Sandra Moran is the newly appointed Chief Marketing Officer of WFS: A WorkForce Software Company.
She’s spent more than 25 years of her career enabling global software and technology companies to strengthen their brand and accelerate revenue growth through a customer-centric approach.
1) You’ve started a new role during a very disruptive period for business and life. How does your current role allow for flexible or remote working? How does that fit into your life and routine?
I am extremely fortunate to be working for a company that values work-life balance and actively seeks ways to ensure employees are encouraged and able to maintain it – even before COVID.
I arrived at a marketing team that values talent over location and we had a large population of employees that were thriving remotely and working well together.
Even before the pandemic, the team found ways to work effectively and now that all employees have shifted to remote work, we continue to leverage technology to collaborate and share with our global team.
I am only a month into the position, working from my own home office, but have experienced first hand that we are a company that values results over time put in and as a global organization that occasionally requires people to work in other time zones, I have many options to find a balance that fits me as an individual while still delivering the work required to meet our business goals.
2) What does work-life balance mean to you and how do you work to achieve that goal?
I’ve stopped thinking about work-life balance as a daily or weekly measure. I like thinking about work life balance over the long-term. There are times when work’s goals and objectives require more time and attention than others.
There are times in my life when my other roles as a mother, wife, daughter, volunteer or community member, require more from me.
Being able to adjust my schedule to accommodate the many joys and demands in life, helps me to find a work-life balance that meets more of my needs, with more happiness than to look at any single point in time.
Taking a longer term view can help people at various life stages give themselves permission to find the right work life balance for that period of time and chart a path that matches their definition of success – even as it changes over time.

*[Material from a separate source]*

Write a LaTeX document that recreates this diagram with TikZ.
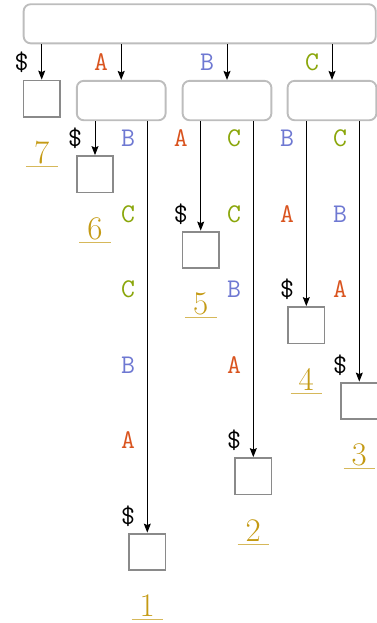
\documentclass[tikz,border=0pt]{standalone}
\usetikzlibrary{arrows.meta}
\definecolor{cA}{HTML}{D9531E}
\definecolor{cB}{HTML}{6E78D2}
\definecolor{cC}{HTML}{8AA60A}
\definecolor{cN}{HTML}{C49A14}
\definecolor{cU}{HTML}{D6B85A}
\definecolor{inbord}{HTML}{BDBDBD}
\definecolor{lfbord}{HTML}{8A8A8A}
\begin{document}
\begin{tikzpicture}[x=1pt,y=-1pt,
  rootbox/.style={draw=inbord, line width=1.9pt, rounded corners=7pt, minimum width=352.1pt, minimum height=39.1pt, inner sep=0pt},
  inode/.style={draw=inbord, line width=1.9pt, rounded corners=7pt, minimum width=88.8pt, minimum height=39.4pt, inner sep=0pt, anchor=north},
  leaf/.style={draw=lfbord, line width=1.9pt, minimum size=36.4pt, inner sep=0pt, anchor=north},
  arr/.style={-{Stealth[length=9pt,width=7pt,inset=1.5pt]}, line width=0.9pt},
  lt/.style={font=\fontsize{27}{27}\selectfont\ttfamily, inner sep=0pt, anchor=base},
  la/.style={lt, text=cA},
  lb/.style={lt, text=cB},
  lc/.style={lt, text=cC},
  ld/.style={lt, text=black},
  num/.style={font=\fontsize{33}{33}\selectfont, text=cN, inner sep=0pt, anchor=base},
  ul/.style={draw=cU, line width=1.3pt}
]
\useasboundingbox (0,0) rectangle (377,623);

% tree nodes
\node[rootbox] (root) at (199.7,23.8) {};
\node[leaf] (L7) at (41.7,79.6) {};
\node[inode] (NA) at (121.2,79.9) {};
\node[inode] (NB) at (227,79.9) {};
\node[inode] (NC) at (332,79.9) {};
\node[leaf] (L6) at (95,155.1) {};
\node[leaf] (L1) at (147.3,532.6) {};
\node[leaf] (L5) at (200.7,230.6) {};
\node[leaf] (L2) at (253.3,457.1) {};
\node[leaf] (L4) at (306.3,306.1) {};
\node[leaf] (L3) at (359.3,381.6) {};

% edges
\draw[arr] (root.south -| L7.north) -- (L7.north);
\draw[arr] (root.south -| NA.north) -- (NA.north);
\draw[arr] (root.south -| NB.north) -- (NB.north);
\draw[arr] (root.south -| NC.north) -- (NC.north);
\draw[arr] (NA.south -| L6.north) -- (L6.north);
\draw[arr] (NA.south -| L1.north) -- (L1.north);
\draw[arr] (NB.south -| L5.north) -- (L5.north);
\draw[arr] (NB.south -| L2.north) -- (L2.north);
\draw[arr] (NC.south -| L4.north) -- (L4.north);
\draw[arr] (NC.south -| L3.north) -- (L3.north);

% edge labels, root level
\node[ld] (t1) at (21.7,71) {\$};
\node[la] (t2) at (101.2,71) {A};
\node[lb] (t3) at (207,71) {B};
\node[lc] (t4) at (312,71) {C};
% below A
\node[ld] (t5) at (75,146.5) {\$};
\node[lb] (t6) at (128,146.5) {B};
\node[lc] (t7) at (128,222) {C};
\node[lc] (t8) at (128,297.5) {C};
\node[lb] (t9) at (128,373) {B};
\node[la] (t10) at (128,448.5) {A};
\node[ld] (t11) at (128,524) {\$};
% below B
\node[la] (t12) at (180.7,146.5) {A};
\node[ld] (t13) at (180.7,222) {\$};
\node[lc] (t14) at (234,146.5) {C};
\node[lc] (t15) at (234,222) {C};
\node[lb] (t16) at (234,297.5) {B};
\node[la] (t17) at (234,373) {A};
\node[ld] (t18) at (234,448.5) {\$};
% below C
\node[lb] (t19) at (287,146.5) {B};
\node[la] (t20) at (287,222) {A};
\node[ld] (t21) at (287,297.5) {\$};
\node[lc] (t22) at (340,146.5) {C};
\node[lb] (t23) at (340,222) {B};
\node[la] (t24) at (340,297.5) {A};
\node[ld] (t25) at (340,373) {\$};

% leaf numbers
\node[num] (n7) at (41.7,163.7) {7};
\node[num] (n6) at (95,239.2) {6};
\node[num] (n5) at (200.7,314.7) {5};
\node[num] (n4) at (306.3,390.2) {4};
\node[num] (n3) at (359.3,465.7) {3};
\node[num] (n2) at (253.3,541.2) {2};
\node[num] (n1) at (147.3,616.7) {1};
\foreach \n in {n1,n2,n3,n4,n5,n6,n7}
  \draw[ul] (\n.base) +(-15.8,3) -- +(15.8,3);
\end{tikzpicture}
\end{document}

3) In the past 12 months, have you started or stopped any routines or habits to change your life?
I am sad to admit that the past 12 months have stopped any good workout habits I was able to maintain. I’m someone who needs the structure of a class to attend and friends to join there. I’m eagerly awaiting the reopening of life as we knew it.
Never a television watcher, I now know the joys of binge-watching on Netflix, which I have come to regard as an essential life skill – especially when relating to my children. Please, I need a new season of Ozark so I don’t have to start watching the series again.
4) Do you have any favourite books, podcasts or newsletters that you’d like to recommend?
I am an avid reader but books that stand out in my mind as favorites include: A Fine Balance by Rohinton Mistry, I Know this Much is True by Wally Lamb, East of Eden by John Steinbeck and The Kite Runner by Khaled Hosseini all beautifully rich with great storytelling and full of rich historic details.
I love learning about history through stories of their impact to the people who lived through them.
Another stand out book that changed my thinking was Talent is Overrated by Geoffrey Colvin which explores what is the source of exceptional performance.
Geoffrey Moore’s, Crossing the Chasm, changed the way I think about marketing strategy early in my career and the best positioning book I’ve read remains, Positioning: The battle for the Mind, by Jack Trout and Al Ries. It should be a must read for all marketers.
I had a long commute so I enjoyed a number of podcasts and am a huge fan of TED Talks. It enabled me to listen to insights on so many topics that I wouldn’t have had the opportunity to hear first hand.
Favorite podcasts include: McKinsey’s Discussions in Digital and McKinsey on AI and I’ve heard a number of great episodes in B2B Revenue Leadership podcast. I usually try to listen to a mix of inspirations, strategy and practical execution so I have a diverse list of podcasts I tune into.
5) Are there any products, gadgets or apps that you can’t live without?
Like many, I’m never far away from my phone. Checking in, being in touch and exploring new music on Spotify are all brought to me with this constant companion. I don’t mind being “on” and dealing with work in-the-moment. I feel like I am accomplishing more when I can chip away at tasks when I have a spare moment or two.
6) If you could read an interview about work-life balance by anyone, who would that be?
It would have to be someone in a similar role and life situation for it to be of great value. Other professional women, working to be great balancers of the demands of family, work and friends for it to be of great interest to me. Although it could be fun to see how others live, I am more practical and looking to learn any new tips and tricks that keep people in balance.
7) Do you have any last thoughts on work, life or balance that you’d like to share with our readers?
I believe the definition of success is highly personal and for most, it changes over various stages in your life. The balance between work and life, what you prioritize and what you are willing to do change with it.
I believe if you embrace the view that balance is better viewed over a period vs at point in time, you can give yourself permission to let it get out of balance at times to achieve your goals. This isn’t a good long term strategy.
Allow yourself to measure success by achieving what you set out to do. At times, that might mean more personal or family time and at others more focus on achieving a milestone at work. If I could only speak to my overly ambitious 20 and 30-year-old self to tell her it was going to be okay and to enjoy the ride.